Açık alanda müzik, folklor ve govend gösterileri toplumsallaştırılmalı. Kapalı mekan ve salonlarda Kürt sineması, tiyatro ve resim sanatı başta olmak üzere görsel sanatlar icra edilmeli, gösteri sanatları çeşitlendirilmeli, farklı konularda panel ve konferanslar örgütlenmelidir. Rojava devriminin romanını, filmini ve tiyatrosunu uluslararası klasiklere dönüştüren misyonu yüklenmeli, bu amacı gerçekleştirmek üzere bir sonraki festivale bugünden hazırlanmalıyız.

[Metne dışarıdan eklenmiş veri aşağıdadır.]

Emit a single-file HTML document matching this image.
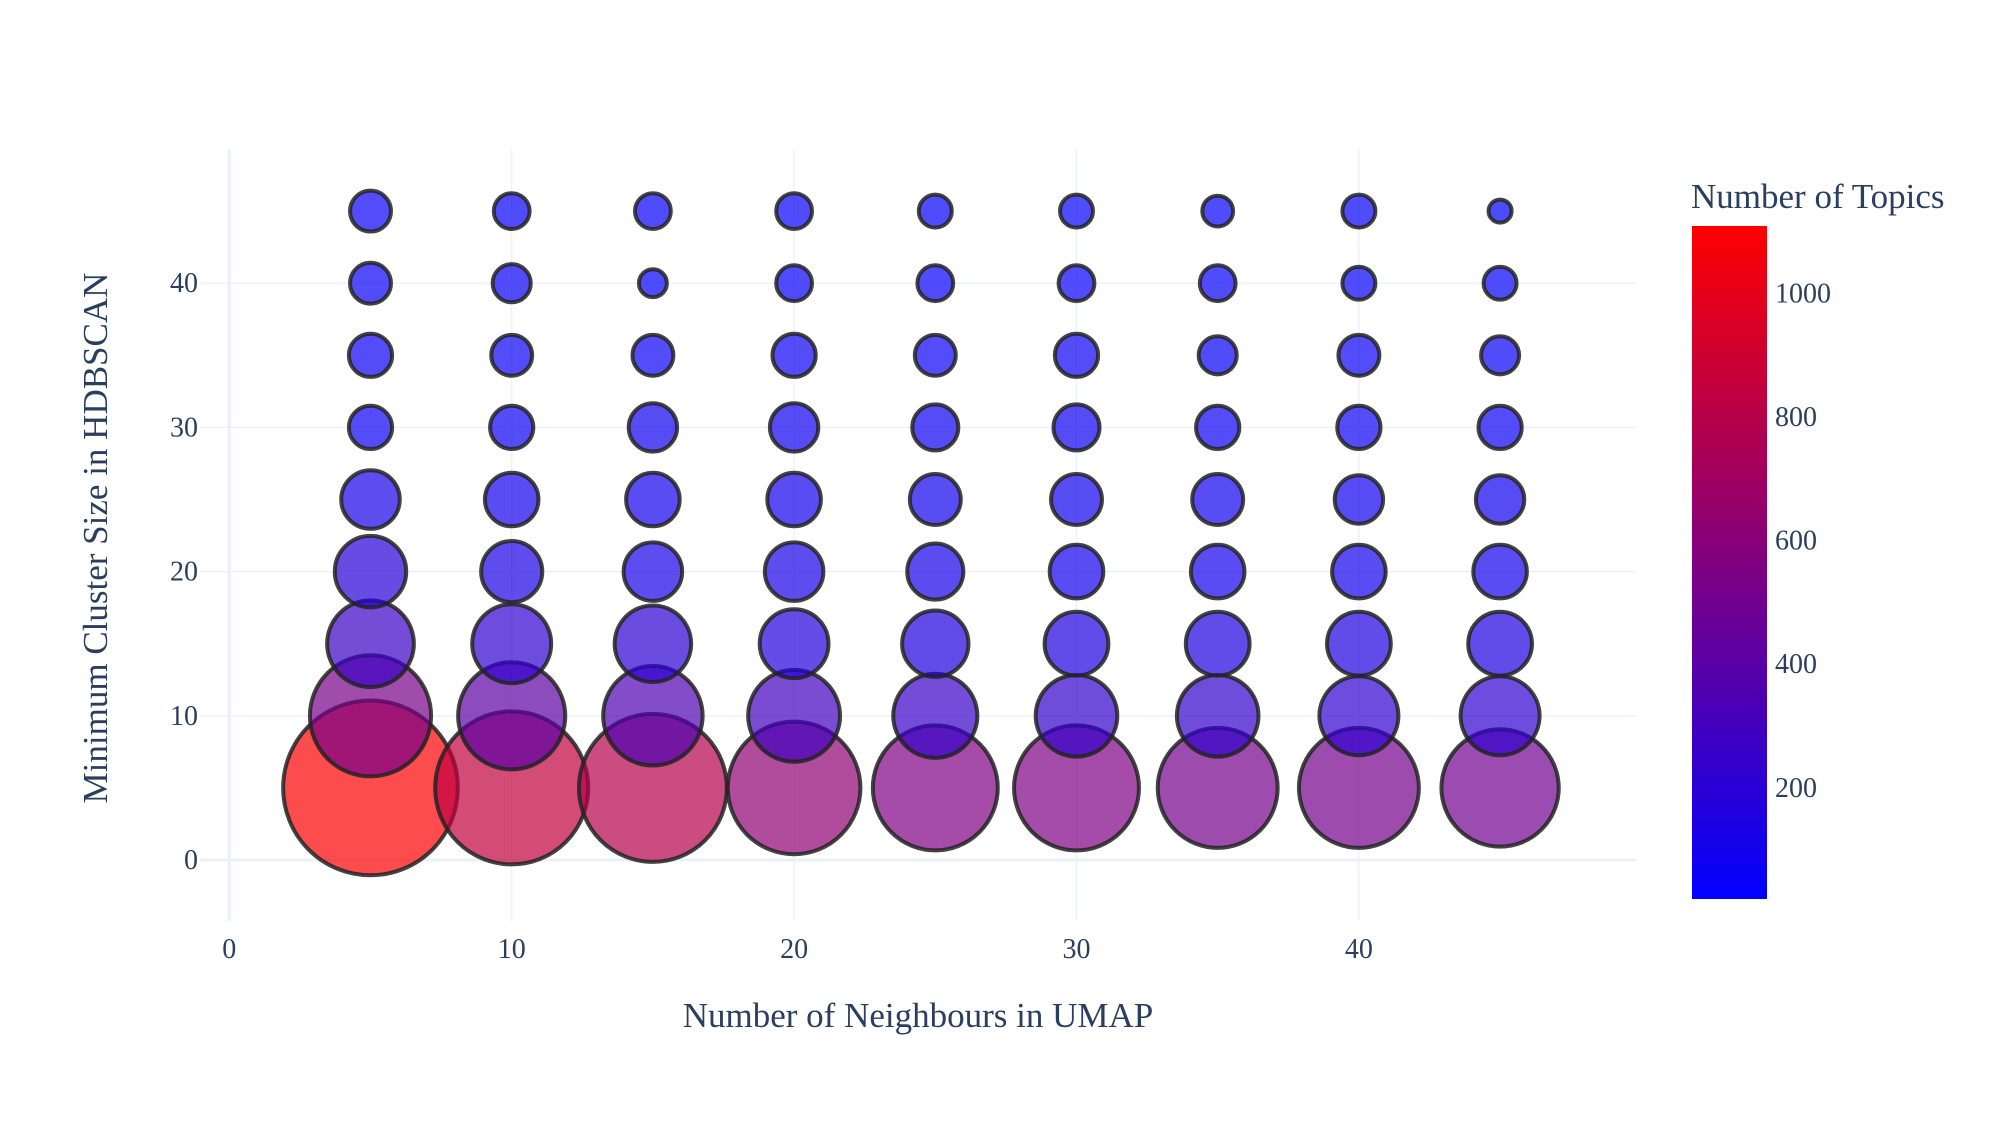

Açık alanda ve kapalı mekanlarda yürüteceğimiz kültürel ve sosyal aydınlanma faaliyetlerimiz demokratik, ekolojik ve cins özgürlükçü paradigmamız esasına uygun olmalıdır. Çevresini, doğasını kirleten değil, sürdürülebilir eko-sisteme hizmet eden anlayışla hareket etmeli, kültürel ve sanatsal alan ve mekanlarımızı temiz tutmanın anlayışı, tutumu ve yaklaşım içinde olmalıyız.

Kapitalist modernitenin bencil, bireyci, tüketen popüler kültürünü değil, değiştiren, dönüştüren Kürt Aryenik kültür değerleri ile festivallere yaklaşmalıyız. Bu nedenle tekdüze, rutin olanı değil çokluğun ve çeşitliliğin hayat bulduğu kültürel soykırıma karşı mücadelenin meşru zemini olarak festivallere yaklaşmalı, sorumluluk üstlenmeliyiz. Bu anlamda da aydınımızdan entelektüelimize, sanatçımızdan yazarlarımıza, yaratan ve üreten herkes ve her kesim festivalde yer almalı, gerekli katkı ve faaliyetlerden kendisini esirgememelidir.